Elaborating on this, Amod Kanth, former DG Arunachal Pradesh and Goa and Founder Secretary of Prayas NGO says, “We along with the Ministry of Women and Child Development, UNICEF and Save the Children had conducted a ‘National Study on Child Abuse’, in 2007, the biggest study of its kind in the world so far comprising 18,400 children, parents and other stake-holders which formed the basis for POCSO. The most scary revelation from this study was that 52 per cent of the accused were known to the children, either family members or neighbours. Today the number has gone up to 92 per cent. Having operated the Crisis Intervention Centers for the last 18 years for sexual assault victims with the Delhi Police let me tell you from our experience with 1500 victims the biggest problem is not the quantum of punishment but the rehabilitation of victims who are totally traumatized and shattered. It’s a hell of a task to pick up the broken pieces and put them together.”
A lot of lawyer activists including Vrinda Grover have expressed their fear that this new penalty will affect the reporting of cases because family members would not like their own relatives to be hanged, putting them in jail for ten years or 20 years was a different proposition. They are also scared that now these monsters who think nothing of raping infants or children would finish off the evidence by killing them so that there is no witness.
The focus instead should be on quicker investigation and conviction which is one of the stated objectives of the new law through fast track courts but this was also there in the Act of 2013.

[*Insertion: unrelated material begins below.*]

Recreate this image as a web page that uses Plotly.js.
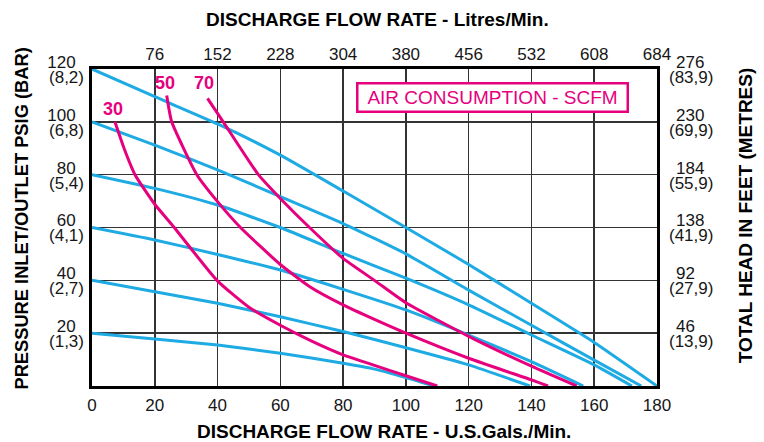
<!DOCTYPE html>
<html><head><meta charset="utf-8">
<script src="https://cdn.plot.ly/plotly-3.0.1.min.js"></script>
<style>html,body{margin:0;padding:0;background:#fff}#chart{width:764px;height:442px}</style>
</head><body><div id="chart"></div>
<script>
// ---- axis ticks ----
const gpmTicks = [0, 20, 40, 60, 80, 100, 120, 140, 160, 180];
const gpmLabels = ['0', '20', '40', '60', '80', '100', '120', '140', '160', '180'];
const lpmTicks = [20, 40, 60, 80, 100, 120, 140, 160, 180];
const lpmLabels = ['76', '152', '228', '304', '380', '456', '532', '608', '684'];
const psiTicks = [20, 40, 60, 80, 100, 120];
const psiLabels = ['20', '40', '60', '80', '100', '120'];
const barLabels = ['(1,3)', '(2,7)', '(4,1)', '(5,4)', '(6,8)', '(8,2)'];
const feetLabels = ['46', '92', '138', '184', '230', '276'];
const metreLabels = ['(13,9)', '(27,9)', '(41,9)', '(55,9)', '(69,9)', '(83,9)'];

// ---- axis titles ----
const titleBottom = 'DISCHARGE FLOW RATE - U.S.Gals./Min.';
const titleTop = 'DISCHARGE FLOW RATE - Litres/Min.';
const titleLeft = 'PRESSURE INLET/OUTLET PSIG (BAR)';
const titleRight = 'TOTAL HEAD IN FEET (METRES)';

// ---- pressure curves (psig) : flow (US gpm) vs pressure ----
const p120x = [0, 20, 40, 60, 80, 100, 120, 140, 160, 180];
const p120y = [120, 109.5, 99.2, 87.4, 73.8, 60, 46, 31.3, 16.5, 0];
const p100x = [0, 20, 40, 60, 80, 100, 120, 140, 160, 175];
const p100y = [100, 91.2, 81.8, 71.7, 61.5, 50, 36.3, 23, 9.8, 0];
const p80x = [0, 20, 40, 60, 80, 100, 120, 140, 160, 172];
const p80y = [80, 74.8, 68.5, 60, 50.2, 40.8, 30.7, 19.3, 8, 0];
const p60x = [0, 20, 40, 60, 80, 100, 120, 140, 156.5];
const p60y = [60, 55.3, 49.8, 43.9, 36.6, 28.8, 19.3, 9.2, 0];
const p40x = [0, 20, 40, 60, 80, 100, 120, 139.5];
const p40y = [40, 35.7, 31.3, 26.2, 20.6, 14.5, 8, 0];
const p20x = [0, 20, 40, 60, 80, 90, 100, 109];
const p20y = [20, 17.8, 15.5, 12.4, 8.6, 6.4, 3.2, 0];

// ---- air consumption curves (SCFM) ----
const s30x = [7.3, 10.2, 13.7, 20, 26, 39.8, 50, 60, 70, 80, 90, 100, 110];
const s30y = [100, 90, 80, 68.8, 60.3, 40, 29.8, 23, 17, 11.8, 7.8, 3.9, 0];
const s50x = [23.8, 25.4, 33.4, 40, 47.3, 60, 69.4, 80, 90, 100, 120, 140, 145.3];
const s50y = [110, 100, 80, 69.8, 60, 46, 37.6, 30.7, 25.2, 20, 10.5, 2.3, 0];
const s70x = [36.8, 41.8, 53, 60, 69.3, 80, 90.2, 100, 120, 140, 154.4];
const s70y = [108.9, 100, 80, 71, 60, 48.3, 39.8, 31.5, 18.8, 7.5, 0];

const scfmNames = ['30', '50', '70'];
const legendText = 'AIR CONSUMPTION - SCFM';

const BLUE = '#1EAAE3', PINK = '#E6007E';
const FONT = 'Liberation Sans, Arial, Helvetica, sans-serif';

function line(x, y, color, name) {
  return {x: x, y: y, type: 'scatter', mode: 'lines', name: name,
    line: {color: color, width: 3, shape: 'spline', smoothing: 0.5},
    xaxis: 'x', yaxis: 'y', hoverinfo: 'skip', showlegend: false};
}
const traces = [
  line(p120x, p120y, BLUE, '120 psig'), line(p100x, p100y, BLUE, '100 psig'),
  line(p80x, p80y, BLUE, '80 psig'), line(p60x, p60y, BLUE, '60 psig'),
  line(p40x, p40y, BLUE, '40 psig'), line(p20x, p20y, BLUE, '20 psig'),
  line(s30x, s30y, PINK, '30 SCFM'), line(s50x, s50y, PINK, '50 SCFM'),
  line(s70x, s70y, PINK, '70 SCFM'),
  // invisible helpers so overlay axes render
  {x: [0], y: [0], xaxis: 'x2', yaxis: 'y2', mode: 'markers', marker: {opacity: 0}, showlegend: false, hoverinfo: 'skip'},
  {x: [0], y: [0], xaxis: 'x', yaxis: 'y3', mode: 'markers', marker: {opacity: 0}, showlegend: false, hoverinfo: 'skip'},
  {x: [0], y: [0], xaxis: 'x', yaxis: 'y4', mode: 'markers', marker: {opacity: 0}, showlegend: false, hoverinfo: 'skip'}
];

const tickFont = {family: FONT, size: 17, color: '#161616'};
const titleFont = {family: FONT, size: 19, color: '#000', weight: 'bold'};

const layout = {
  width: 764, height: 442,
  margin: {l: 92, r: 107, t: 69, b: 56, pad: 0},
  paper_bgcolor: '#fff', plot_bgcolor: '#fff',
  showlegend: false,
  xaxis: {
    range: [0, 180], tickvals: gpmTicks, ticktext: gpmLabels, ticks: '',
    showgrid: true, gridcolor: '#333', gridwidth: 1.6, zeroline: false,
    showline: true, mirror: true, linecolor: '#000', linewidth: 3,
    tickfont: tickFont, ticklabelstandoff: 2,
    automargin: false, fixedrange: true
  },
  xaxis2: {
    range: [0, 180], overlaying: 'x', side: 'top', anchor: 'y',
    tickvals: lpmTicks, ticktext: lpmLabels, ticks: '', showgrid: false, zeroline: false,
    showline: false, tickfont: tickFont, ticklabelstandoff: 5,
    automargin: false, fixedrange: true
  },
  yaxis: {
    range: [0, 120], tickvals: psiTicks, ticktext: psiLabels, ticks: '',
    showgrid: true, gridcolor: '#333', gridwidth: 1.6, zeroline: false,
    showline: true, mirror: true, linecolor: '#000', linewidth: 3,
    tickfont: tickFont, ticklabelshift: -7, ticklabelstandoff: 10,
    automargin: false, fixedrange: true
  },
  yaxis3: {
    range: [0, 120], overlaying: 'y', side: 'left', anchor: 'x',
    tickvals: psiTicks, ticktext: barLabels, ticks: '', showgrid: false, zeroline: false,
    showline: false, tickfont: tickFont, ticklabelshift: 8, ticklabelstandoff: 7,
    automargin: false, fixedrange: true
  },
  yaxis2: {
    range: [0, 120], overlaying: 'y', side: 'right', anchor: 'x',
    tickvals: psiTicks, ticktext: feetLabels, ticks: '', showgrid: false, zeroline: false,
    showline: false, tickfont: tickFont, ticklabelshift: -7, ticklabelstandoff: 18,
    automargin: false, fixedrange: true
  },
  yaxis4: {
    range: [0, 120], overlaying: 'y', side: 'right', anchor: 'x',
    tickvals: psiTicks, ticktext: metreLabels, ticks: '', showgrid: false, zeroline: false,
    showline: false, tickfont: tickFont, ticklabelshift: 8, ticklabelstandoff: 11,
    automargin: false, fixedrange: true
  },
  annotations: [
    {x: 0.517, y: -0.145, xref: 'paper', yref: 'paper', text: titleBottom, showarrow: false,
     font: titleFont, xanchor: 'center', yanchor: 'middle'},
    {x: 0.506, y: 1.155, xref: 'paper', yref: 'paper', text: titleTop, showarrow: false,
     font: titleFont, xanchor: 'center', yanchor: 'middle'},
    {x: -0.124, y: 0.528, xref: 'paper', yref: 'paper', text: titleLeft, showarrow: false, textangle: -90,
     font: {family: FONT, size: 18.3, color: '#000', weight: 'bold'}, xanchor: 'center', yanchor: 'middle'},
    {x: 1.156, y: 0.539, xref: 'paper', yref: 'paper', text: titleRight, showarrow: false, textangle: -90,
     font: titleFont, xanchor: 'center', yanchor: 'middle'},
    {x: 6.7, y: 104.8, xref: 'x', yref: 'y', text: '<b>' + scfmNames[0] + '</b>', showarrow: false,
     font: {family: FONT, size: 18, color: PINK}},
    {x: 23.2, y: 114.6, xref: 'x', yref: 'y', text: '<b>' + scfmNames[1] + '</b>', showarrow: false,
     font: {family: FONT, size: 18, color: PINK}},
    {x: 35.8, y: 114.6, xref: 'x', yref: 'y', text: '<b>' + scfmNames[2] + '</b>', showarrow: false,
     font: {family: FONT, size: 18, color: PINK}},
    {x: 127.7, y: 109.3, xref: 'x', yref: 'y', text: legendText, showarrow: false,
     font: {family: FONT, size: 19, color: PINK}, bgcolor: '#fff',
     bordercolor: PINK, borderwidth: 2.5, borderpad: 1, width: 266, height: 24}
  ]
};

Plotly.newPlot('chart', traces, layout, {staticPlot: true, displayModeBar: false});
</script>
</body></html>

This government at the Centre thrives on mass adulation and what better way to go to an election than by telling people that it had fulfilled their aspirations by ordering death penalty for brutes. Plus, this time there was stiff competition. If Modi had not announced this draconian measure immediately after his arrival in Delhi Swati Maliwal would have won all the sympathy and adulation. In any case the Aam Aadmi Party is entering the fray in Karnataka in a big way and Swati Maliwal could be its new icon.
Even though such gory incidents were being reported from all over-Gujarat, Indore, Delhi (a handicapped victim) the pressure was on the BJP as its own MLAs and workers in Unnao and Kathua were being pilloried while the local party units were trying to defend them by taking out rallies in their support. The mix-up of temple and crime was becoming too deadly a cocktail.
The Ordinance is thus supposed to cool down tempers and make people forget that among the current lot of elected representatives and MPs the maximum number of cases of sexual misdeeds (12) have been reported against the BJP.
With this one stroke of pen (Ordinance) the Modi government hopes the people will forgive and forget all their faults and hail them for saving their daughters.
In any case ‘Beti Bachao’ has become such a joke that fake videos are going viral on the media. One of them shows a simple action of a typical Mumbai crowd asking a BJP member to get down from a bus for travelling ticket-less to show that people shoved him out saying, ”Please don’t come into this bus because our daughters are traveling with us.”
‘But they are all Honorable men” Mark Antony would have said.
And if the centre thinks it can use this ordinance as ‘Ganga Jal’ to purify their sullied beyond redemption image, all one can say is “The heat of April has got into their head.”